Conclusion: The Quest for a Response
Pakistan espouses an opaque deterrent under military control steered by a doctrine obscure in form, seeped in ambiguity and guided by a military strategy that finds unity with non-state actors. The introduction of TNWs exacerbates credibility of control. It does not take a great deal of intellectual exertions to declare whose case lowering of the nuclear threshold promotes. Two options present themselves to the Indian planner; firstly to generate specialised forces that continuously track and mark TNWs and incorporates an airborne conventional capability to neutralise them. The second option is a soft one that aims at dispelling the veil of opacity that surrounds the nuclear deterrent. What may have impact is a combination of the two. 
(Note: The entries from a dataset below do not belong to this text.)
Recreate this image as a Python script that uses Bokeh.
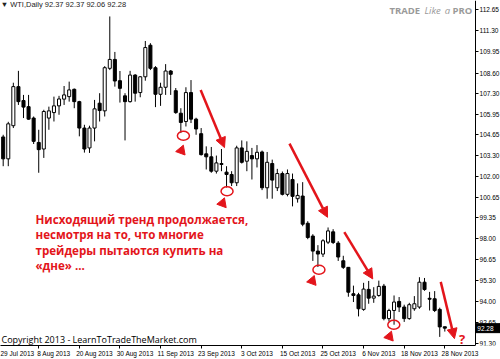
from bokeh.plotting import figure
from bokeh.models import (Range1d, FixedTicker, PrintfTickFormatter, Label, LinearAxis,
                          Arrow, NormalHead, ColumnDataSource)
from bokeh.core.properties import value
from bokeh.embed import file_html
from bokeh.resources import INLINE

RED = "#e3151b"

# ---- daily WTI bars, 30 Jul 2013 .. 28 Nov 2013 (one entry per trading day)
opens = [104.51, 103.11, 105.23, 107.73, 106.84, 106.45, 105.72, 104.16, 103.74, 105.72,
         106.07, 106.50, 106.93, 107.09, 107.56, 106.77, 105.08, 103.81, 105.08, 106.67,
         106.18, 108.90, 109.47, 108.11, 107.14, 106.77, 108.47, 107.35, 108.36, 110.38,
         108.94, 107.24, 107.69, 108.73, 107.47, 106.03, 105.50, 107.35, 105.65, 104.72,
         103.43, 103.24, 102.32, 102.81, 102.26, 102.11, 101.58, 103.81, 102.96, 103.32,
         103.11, 103.55, 101.26, 102.81, 101.26, 102.17, 100.84, 101.79, 100.56, 100.73,
         98.99, 98.17, 97.21, 97.02, 97.78, 98.44, 97.72, 96.59, 96.17, 94.48,
         94.41, 93.48, 94.76, 94.20, 94.37, 94.97, 92.89, 93.41, 93.99, 93.63,
         92.89, 93.52, 93.63, 95.22, 94.19, 94.16, 93.48, 92.37]
highs = [104.65, 105.48, 107.98, 108.74, 107.20, 107.20, 105.82, 104.97, 106.25, 106.45,
         107.09, 107.14, 107.77, 108.05, 107.61, 106.82, 105.29, 105.23, 106.88, 107.31,
         109.04, 112.22, 109.95, 108.73, 107.31, 108.74, 108.53, 108.41, 110.65, 110.51,
         109.04, 107.98, 109.17, 108.79, 107.64, 106.35, 107.69, 108.15, 105.74, 105.08,
         103.91, 103.87, 103.32, 103.74, 102.64, 102.32, 103.95, 104.29, 104.23, 103.81,
         103.99, 103.64, 103.55, 103.06, 102.47, 102.30, 102.43, 102.17, 101.54, 101.62,
         99.12, 98.29, 97.59, 97.97, 98.72, 98.61, 97.85, 96.91, 96.19, 95.00,
         94.54, 95.18, 95.30, 94.90, 95.32, 95.11, 93.52, 94.37, 94.27, 93.78,
         93.90, 94.33, 95.54, 95.49, 94.60, 94.65, 93.59, 92.37]
lows = [102.64, 102.64, 105.08, 106.56, 105.72, 105.61, 104.06, 102.22, 103.17, 104.97,
        105.50, 105.93, 106.56, 106.77, 106.35, 104.55, 103.51, 103.49, 104.23, 105.50,
        105.82, 108.79, 107.73, 106.71, 104.29, 106.71, 106.77, 107.05, 108.11, 108.79,
        106.42, 106.50, 107.20, 107.20, 105.99, 104.76, 105.18, 105.40, 104.65, 103.32,
        102.43, 102.22, 102.17, 102.32, 101.28, 101.37, 101.37, 102.81, 102.32, 101.79,
        102.56, 101.11, 100.56, 100.56, 101.05, 100.77, 100.71, 100.07, 100.31, 98.80,
        97.97, 96.58, 96.19, 96.83, 97.66, 97.66, 96.58, 96.07, 94.29, 93.95,
        93.03, 93.39, 93.84, 93.90, 94.29, 92.78, 92.70, 92.50, 93.31, 92.68,
        92.82, 93.39, 93.52, 94.67, 93.41, 93.31, 91.72, 92.06]
closes = [103.11, 105.35, 107.73, 106.77, 106.42, 105.65, 104.23, 103.70, 106.14, 106.18,
          106.50, 106.94, 107.20, 107.52, 106.77, 105.08, 103.74, 105.08, 106.31, 106.20,
          108.94, 109.47, 108.09, 107.62, 106.77, 108.47, 107.31, 108.36, 110.23, 108.90,
          107.24, 107.69, 108.73, 108.52, 106.07, 105.44, 107.35, 105.65, 105.02, 103.38,
          103.24, 102.32, 102.85, 102.75, 102.11, 101.58, 103.81, 102.89, 103.59, 103.11,
          103.53, 101.26, 102.89, 101.75, 102.17, 100.84, 102.17, 100.71, 100.77, 98.93,
          98.08, 97.21, 97.02, 97.87, 98.50, 97.76, 96.83, 96.17, 94.58, 94.37,
          93.52, 94.78, 94.20, 94.33, 94.95, 92.89, 93.41, 93.95, 93.63, 92.89,
          93.78, 93.84, 95.22, 94.75, 94.13, 93.41, 92.36, 92.28]

# ---- axis ticks
date_tick_idx = [-1, 7, 15, 23, 31, 39, 47, 55, 63, 71, 79, 87]
date_tick_labels = ["29 Jul 2013", "8 Aug 2013", "20 Aug 2013", "30 Aug 2013", "11 Sep 2013",
                    "23 Sep 2013", "3 Oct 2013", "15 Oct 2013", "25 Oct 2013", "6 Nov 2013",
                    "18 Nov 2013", "28 Nov 2013"]
price_ticks = [112.65, 111.30, 109.95, 108.60, 107.30, 105.95, 104.65, 103.30, 102.00,
               100.65, 99.35, 98.00, 96.65, 95.30, 94.00, 92.65, 91.30]
last_price = 92.28
header_text = "\u25bc WTI,Daily 92.37 92.37 92.06 92.28"

# ---- annotations (bar index / price)
arrow_x0 = [38.9, 56.4, 67.2, 86.2]
arrow_y0 = [107.52, 104.08, 98.42, 95.24]
arrow_x1 = [43.6, 63.9, 72.8, 88.9]
arrow_y1 = [103.83, 99.37, 95.43, 91.61]
ring_x = [35.5, 44.1, 62.2, 76.95]
ring_y = [104.59, 101.04, 96.02, 92.50]
dart_x = [35.1, 43.2, 60.9, 76.1]
dart_y = [103.64, 100.27, 95.30, 91.74]
note_lines = ["Нисходящий тренд продолжается,", "несмотря на то, что многие",
              "трейдеры пытаются купить на", "«дне» ..."]
note_y = [99.25, 98.26, 97.27, 96.27]

X_LEFT, CHART_END, X_RIGHT = -0.53, 93.05, 97.97   # chart area ends where the price scale starts

idx = list(range(len(opens)))
bull = [c >= o for o, c in zip(opens, closes)]
src = ColumnDataSource(dict(
    x=idx, h=highs, l=lows,
    top=[max(o, c) for o, c in zip(opens, closes)],
    bottom=[min(o, c) for o, c in zip(opens, closes)],
    fill=["white" if b else "black" for b in bull],
))

p = figure(width=500, height=359, output_backend="svg", toolbar_location=None,
           x_range=Range1d(X_LEFT, X_RIGHT), y_range=Range1d(91.17, 113.24),
           y_axis_location=None, min_border_left=0, min_border_top=0,
           min_border_right=0, min_border_bottom=12)
p.outline_line_color = None
p.grid.visible = False
p.background_fill_color = "white"
p.border_fill_color = "white"

p.segment("x", "h", "x", "l", source=src, color="black", line_width=1)
p.vbar(x="x", width=0.6, top="top", bottom="bottom", fill_color="fill",
       line_color="black", line_width=1, source=src)

# price scale (right side of the chart area)
ya = LinearAxis(fixed_location=CHART_END)
ya.ticker = FixedTicker(ticks=price_ticks)
ya.formatter = PrintfTickFormatter(format="%.2f")
ya.major_label_text_font = "Liberation Sans"
ya.major_label_text_font_size = "6.5px"
ya.major_label_text_color = "black"
ya.major_tick_out = 3
ya.major_tick_in = 0
ya.minor_tick_out = 0
ya.minor_tick_in = 0
ya.major_label_standoff = 1
ya.axis_line_color = "black"
p.add_layout(ya, "right")

# last price tag on the price scale
tag_x = CHART_END + (X_RIGHT - CHART_END) / 2
p.rect(x=[tag_x], y=[last_price], width=24, height=9, width_units="screen",
       height_units="screen", fill_color="black", line_color="black")
p.text(x=[CHART_END + 0.35], y=[last_price], text=["%.2f" % last_price],
       text_font=value("Liberation Sans"), text_font_size="6.5px", text_color="white",
       text_baseline="middle", text_align="left")

# date axis
xa = p.xaxis[0]
lab_pos = [i + 3 for i in date_tick_idx]
lab_pos[0] = date_tick_idx[0] + 2.5
xa.ticker = FixedTicker(ticks=lab_pos, minor_ticks=date_tick_idx)
xa.major_label_overrides = {lp: t for lp, t in zip(lab_pos, date_tick_labels)}
xa.bounds = (X_LEFT, CHART_END)
xa.major_label_text_font = "Liberation Sans"
xa.major_label_text_font_size = "6.5px"
xa.major_label_text_color = "black"
xa.major_tick_out = 0
xa.major_tick_in = 0
xa.minor_tick_out = 3
xa.minor_tick_in = 0
xa.major_label_standoff = 1
xa.axis_line_color = "black"

# annotations
asrc = ColumnDataSource(dict(x0=arrow_x0, y0=arrow_y0, x1=arrow_x1, y1=arrow_y1))
p.add_layout(Arrow(end=NormalHead(size=10, fill_color=RED, line_color=RED),
                   x_start="x0", y_start="y0", x_end="x1", y_end="y1",
                   line_color=RED, line_width=2.5, source=asrc))
p.ellipse(x=ring_x, y=ring_y, width=12, height=9, width_units="screen",
          height_units="screen", fill_color=None, line_color=RED, line_width=1.5)
p.scatter(x=dart_x, y=dart_y, marker="triangle", size=10, angle=-0.35,
          fill_color=RED, line_color=RED)
p.text(x=[6.36] * len(note_lines), y=note_y, text=note_lines,
       text_font=value("Open Sans"), text_font_style="bold",
       text_font_size="11.6px", text_color=RED, text_baseline="middle", text_align="left")
p.text(x=[90.4], y=[91.61], text=["?"], text_font=value("Open Sans"),
       text_font_style="bold", text_font_size="13px", text_color=RED,
       text_baseline="middle", text_align="center")

p.add_layout(Label(x=-0.5, y=112.99, text=header_text, text_font="Liberation Sans",
                   text_font_size="7.5px", text_color="#222222", text_baseline="middle"))
p.add_layout(Label(x=-0.34, y=91.55, text="Copyright 2013 - LearnToTradeTheMarket.com",
                   text_font="Open Sans", text_font_size="9px", text_color="black",
                   text_baseline="middle"))
# watermark
for xx, t, st in [(76.1, "TRADE", "bold"), (83.0, "Like", "italic"),
                  (87.0, "a", "italic"), (88.5, "PRO", "bold")]:
    p.add_layout(Label(x=xx, y=112.61, text=t, text_font="Open Sans",
                       text_font_style=st, text_font_size="9.5px", text_color="#9a9a9a",
                       text_baseline="middle"))

open("out.html", "w").write(file_html(p, INLINE))
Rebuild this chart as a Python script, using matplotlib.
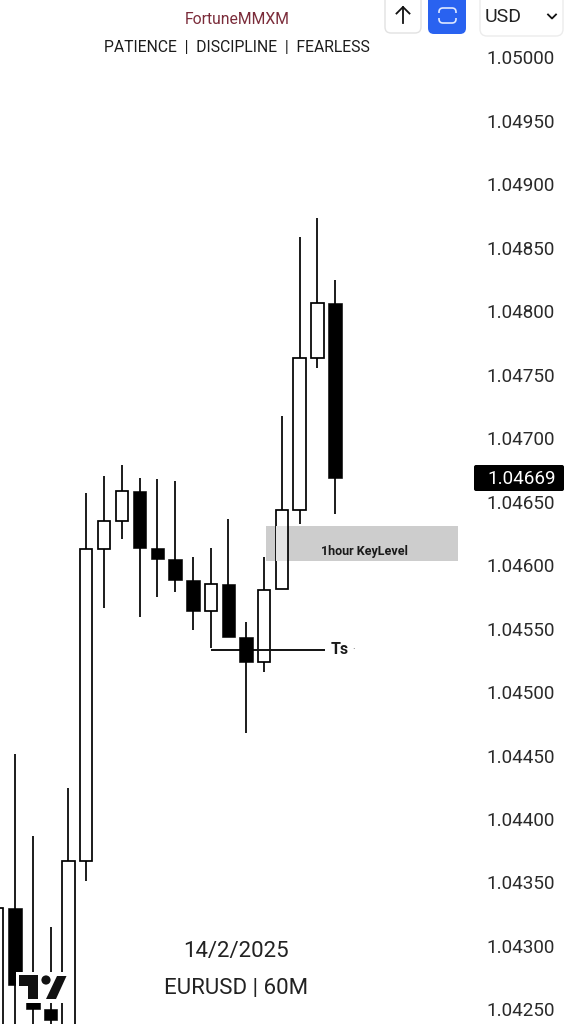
import matplotlib
matplotlib.use("Agg")
import matplotlib.pyplot as plt
from matplotlib.patches import Rectangle, FancyBboxPatch, Polygon, Circle
from matplotlib.transforms import ScaledTranslation

plt.rcParams['font.family'] = ['Roboto', 'DejaVu Sans']

# candles, oldest first (the first ones run off the bottom of the screen)
opens = [1.04225, 1.04330, 1.04256, 1.04251, 1.04225, 1.04367, 1.04613, 1.04635, 1.04659, 1.04614,
         1.04605, 1.04589, 1.04564, 1.04586, 1.04544, 1.04524, 1.04582, 1.04644, 1.04764, 1.04807]
highs = [1.04330, 1.04452, 1.04387, 1.04315, 1.04425, 1.04657, 1.04671, 1.04679, 1.04669, 1.04668,
         1.04667, 1.04607, 1.04614, 1.04637, 1.04556, 1.04607, 1.04718, 1.04859, 1.04874, 1.04825]
lows = [1.04225, 1.04225, 1.04225, 1.04225, 1.04225, 1.04352, 1.04567, 1.04621, 1.04560, 1.04575,
        1.04579, 1.04549, 1.04535, 1.04544, 1.04468, 1.04516, 1.04582, 1.04633, 1.04756, 1.04641]
closes = [1.04330, 1.04270, 1.04251, 1.04242, 1.04367, 1.04613, 1.04635, 1.04659, 1.04614, 1.04605,
          1.04589, 1.04564, 1.04586, 1.04544, 1.04524, 1.04581, 1.04644, 1.04764, 1.04807, 1.04669]

price_ticks = [1.05000, 1.04950, 1.04900, 1.04850, 1.04800, 1.04750, 1.04700, 1.04650,
               1.04600, 1.04550, 1.04500, 1.04450, 1.04400, 1.04350, 1.04300, 1.04250]
last_price = 1.04669
zone_top = 1.04631
zone_bottom = 1.04604
zone_start = 15.12
zone_end = 25.92
ts_level = 1.04534

fig = plt.figure(figsize=(5.66, 10.24), dpi=100, facecolor='white')
ax = fig.add_axes([0, 0, 1, 1])
ax.set_xlim(0.15, 0.15 + 566 / 17.78)
ax.set_ylim(1.05 - 966 / 126933, 1.05 + 58 / 126933)
for s in ax.spines.values():
    s.set_visible(False)
ax.set_xticks([])
ax.yaxis.tick_right()
ax.set_yticks(price_ticks)
ax.set_yticklabels(['%.5f' % p for p in price_ticks])
ax.tick_params(axis='y', length=0, pad=-57.6, labelsize=13.6, labelcolor='#2a2a2a')
nudge = ScaledTranslation(0, 0.6 / 100, fig.dpi_scale_trans)
for lab in ax.get_yticklabels():
    lab.set_horizontalalignment('left')
    lab.set_transform(lab.get_transform() + nudge)

# key level zone
ax.add_patch(Rectangle((zone_start, zone_bottom), zone_end - zone_start, zone_top - zone_bottom,
                       fc='#cdcdcd', ec='none', zorder=1))
ax.text(20.63, zone_bottom + 0.00007, '1hour KeyLevel', fontsize=9, fontweight='bold', color='#1a1a1a',
        ha='center', va='center', zorder=6)

# candles
for i in range(len(opens)):
    o, h, l, c = opens[i], highs[i], lows[i], closes[i]
    ax.plot([i, i], [l, h], color='black', lw=1.25, solid_capstyle='butt', zorder=2)
    if c >= o:
        ax.add_patch(Rectangle((i - 0.345, o), 0.69, c - o, fc='white', ec='black', lw=1.25, zorder=3))
        # body looks paler where it crosses the zone
        if i >= zone_start and o < zone_top and c > zone_bottom:
            lo = max(o, zone_bottom)
            hi = min(c, zone_top)
            ax.add_patch(Rectangle((i - 0.3, lo), 0.6, hi - lo, fc='#e4e4e4', ec='none', zorder=3.1))
    else:
        ax.add_patch(Rectangle((i - 0.38, c), 0.76, o - c, fc='black', ec='black', lw=0.4, zorder=5))

# Ts line
ax.plot([12, 18.42], [ts_level, ts_level], color='#111111', lw=1.4, zorder=4, solid_capstyle='butt')
ax.text(18.76, ts_level, 'Ts', fontsize=11.5, fontweight='bold', color='#1a1a1a', va='center', ha='left', zorder=6)
ax.text(20.05, ts_level, '·', fontsize=7, color='#555555', va='center', ha='center', zorder=6)

# overlay in screen pixels for the app chrome
ui = fig.add_axes([0, 0, 1, 1], facecolor='none')
ui.set_xlim(0, 566)
ui.set_ylim(1024, 0)
ui.axis('off')

ui.text(237, 19.5, 'FortuneMMXM', fontsize=11.3, color='#7b2c3a', ha='center', va='center')
ui.text(237, 47, 'PATIENCE  |  DISCIPLINE  |  FEARLESS', fontsize=11.3, color='#1c1c1c', ha='center', va='center')
ui.text(236, 951.5, '14/2/2025', fontsize=16, color='#222222', ha='center', va='center')
ui.text(236, 988.5, 'EURUSD | 60M', fontsize=16, color='#222222', ha='center', va='center')

# buttons
ui.add_patch(FancyBboxPatch((385, -10), 36, 43, boxstyle='round,pad=0,rounding_size=6', fc='white', ec='#e2e2e2', lw=1))
ui.plot([403, 403], [7, 23], color='#111111', lw=1.3)
ui.plot([396.5, 403, 409.5], [13.5, 7, 13.5], color='#111111', lw=1.3)
ui.add_patch(FancyBboxPatch((428, -10), 38, 44, boxstyle='round,pad=0,rounding_size=6', fc='#2962f0', ec='none'))
ui.add_patch(FancyBboxPatch((439, 8), 17, 15, boxstyle='round,pad=0,rounding_size=4', fc='none', ec='#dfe8ff', lw=1.2))
ui.add_patch(Rectangle((437, 13), 21, 5, fc='#2962f0', ec='none'))
ui.add_patch(FancyBboxPatch((480, -10), 83, 46, boxstyle='round,pad=0,rounding_size=7', fc='white', ec='#ececec', lw=1))
ui.text(485, 16.5, 'USD', fontsize=14, color='#222222', ha='left', va='center')
ui.plot([548, 552, 556], [14.5, 18.5, 14.5], color='#111111', lw=1.3)

# last price tag
ui.add_patch(FancyBboxPatch((474, 465), 90, 26, boxstyle='round,pad=0,rounding_size=2', fc='black', ec='none'))
ui.text(487, 478.5, '%.5f' % last_price, fontsize=13.6, color='white', ha='left', va='center')

# tradingview logo with its white halo
ui.add_patch(Rectangle((16, 972), 52, 31, fc='white', ec='none'))
ui.add_patch(Polygon([(19, 975), (38, 975), (38, 999), (28, 999), (28, 986), (19, 986)], fc='#111111', ec='none'))
ui.add_patch(Circle((46, 980), 4.6, fc='#111111', ec='none'))
ui.add_patch(Polygon([(46, 999), (57, 976), (66.5, 976), (56, 999)], fc='#111111', ec='none'))

fig.savefig('out.png', dpi=100)
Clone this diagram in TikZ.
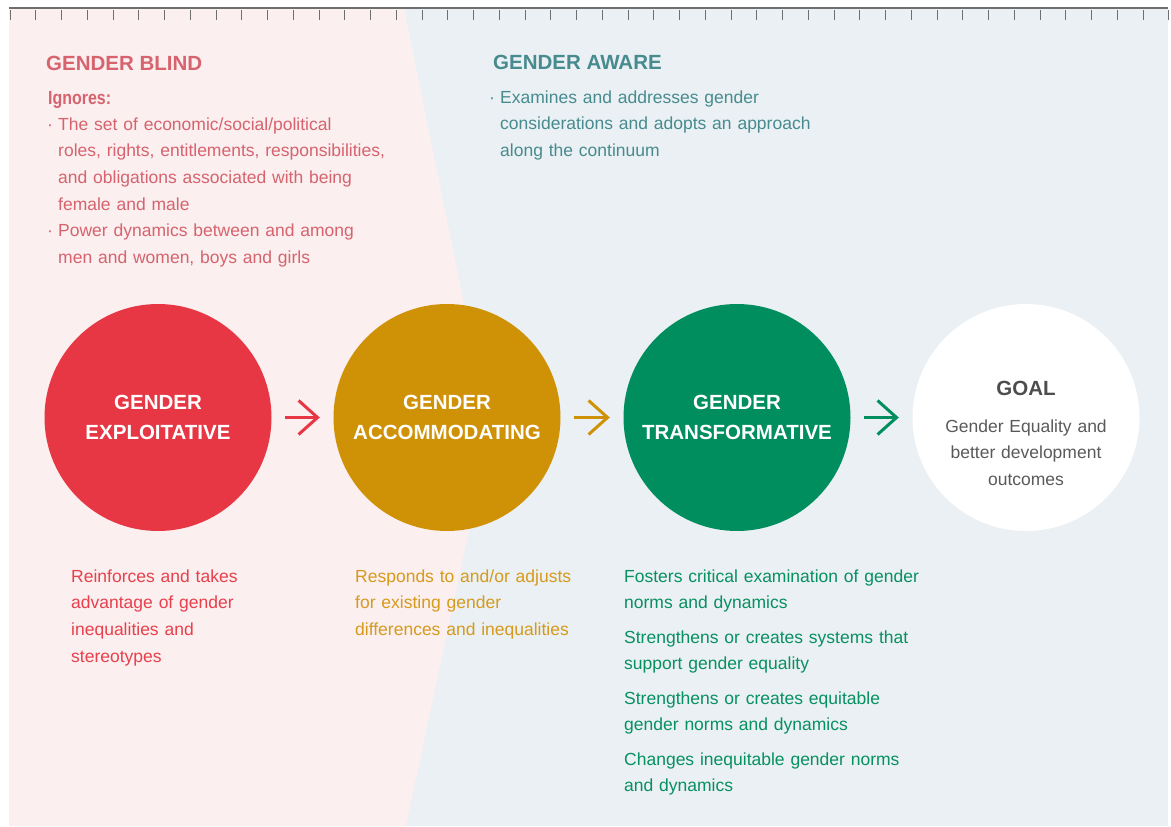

Nietzsche astutely warned, “And if thou gaze long into an abyss, the abyss will also gaze into thee.” Thus far nuclear relations in the region have been bedeviled by a persistent effort to combat the monsters that the shroud of covertness has cast; it has left us the unenviable task of out-staring an abyss. Nietzsche in the circumstance would have advised an assault on the first causes – dispel opacity and engage the military through dialogue, and from a position of total preparedness.